Since Living Memorial Park was built under an Act 250 permit, that process will have to be reopened if the town is going to move ahead and develop the skatepark there.

That will cost money.

The town uses the area heavily during the summer camp season and Recreation and Parks Director Carol Lolatte said the board's decision will most likely require other changes at Living Memorial Park to give the town space that it is losing.

Town officials meet at Living Memorial Park last month to look at potential skatepark sites.(Howard Weiss-Tisman/Reformer file photo)
Town officials meet at Living Memorial Park last month to look at potential skatepark sites. (Howard Weiss-Tisman/Reformer file photo)

The Brungardt family gave the town money to build the senior area, and Lolatte said the family also will have to be contacted.

"We are going to have to have a whole restructuring of that area," Lolatte said. "Our first step is going to be putting money into a study to see if it is feasible to put it there."

Building a skatepark on the site will also require stream bank stabilization work, which will add costs to the project.

"It's a very exciting time," said Lolatte. "There's been a need in Brattleboro for a skatepark for a long time. There have been many, many, many volunteer hours that have gone into this. I'm glad we've gotten to the point where we can move forward."

The board also voted 4-1 Tuesday night to ask Town Meeting Representatives to approve spending up to $20,000 of town money on the project.

The board came to consensus pretty quickly on the site selection, but the decision to come up with town money to support the project required a little more debate.

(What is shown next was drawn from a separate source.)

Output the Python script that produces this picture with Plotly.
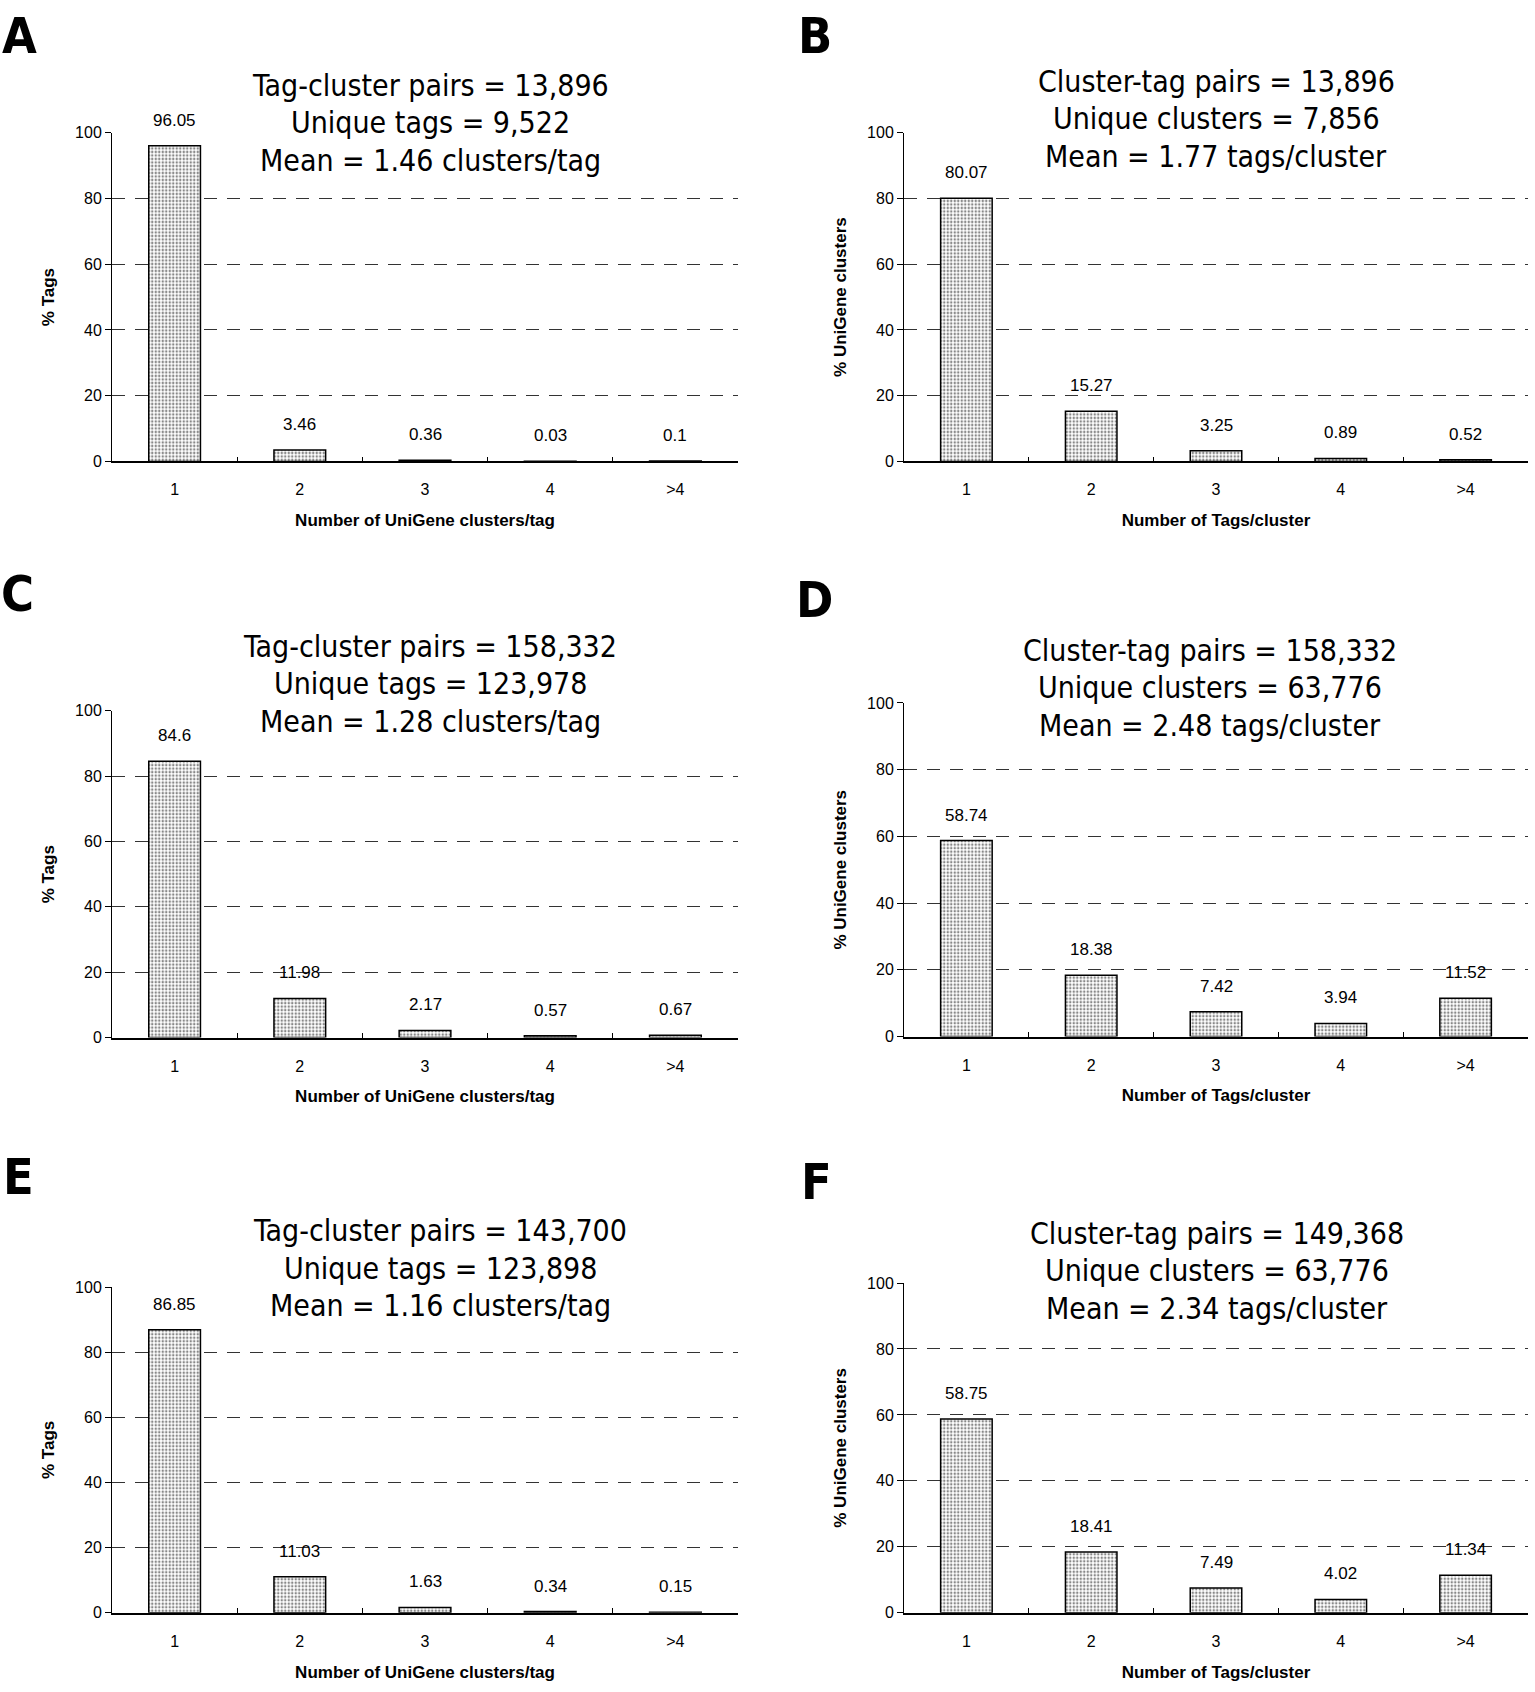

Board member Kate O'Connor voted against the Town Meeting article.

O'Connor said she supported the skatepark, but she said she wanted to talk about committing money to the project when the town is looking at all of its other needs next year.

"No matter what money we spend on the FY 16 budget, I think we have to look at it in the context of everything else we do," O'Connor said. "I would love to have this discussion and this vote, but do it in October or November or December, and do it in the larger context."

"This is not the only expense that we don't know exactly how much it's going to be, and it's sitting out there waiting for us," interim Town manager Patrick Moreland said. Referring to the Municipal Center, he added, "I would remind the board that it wasn't all that long ago that the Division of Fire Safety gave us a to-do list for this building, and it will cost in the neighborhood of $400,000, or $420,000. If we are to successfully address some of those urgent concerns without pushing forward with a tax increase, places like the unassigned fund balance are going to be critical."

And Chairman David Gartenstein said it might be hard to get Town Meeting Reps to approve the skatepark money when the police-fire project is still on hold.

"A community that can't reach consensus on rebuilding its emergency services facility, I think needs to hesitate before it dedicates money to sponsoring more discretionary recreational facilities," he said.

Selectboard member John Allen made the motion to commit town funds to the skatepark.

Allen said he ran for a Selectboard seat to make sure the town controlled its spending, but he said he was in favor of finding some money to support the skatepark.

"I just feel that this organization has been put through the ringer, " Allen said. "To me its more of a gesture of our willingness to make something available to the children and the adults who skateboard, and put this thing to rest. To me the $20,000 is a small price to pay to give the goodwill to the BASIC group."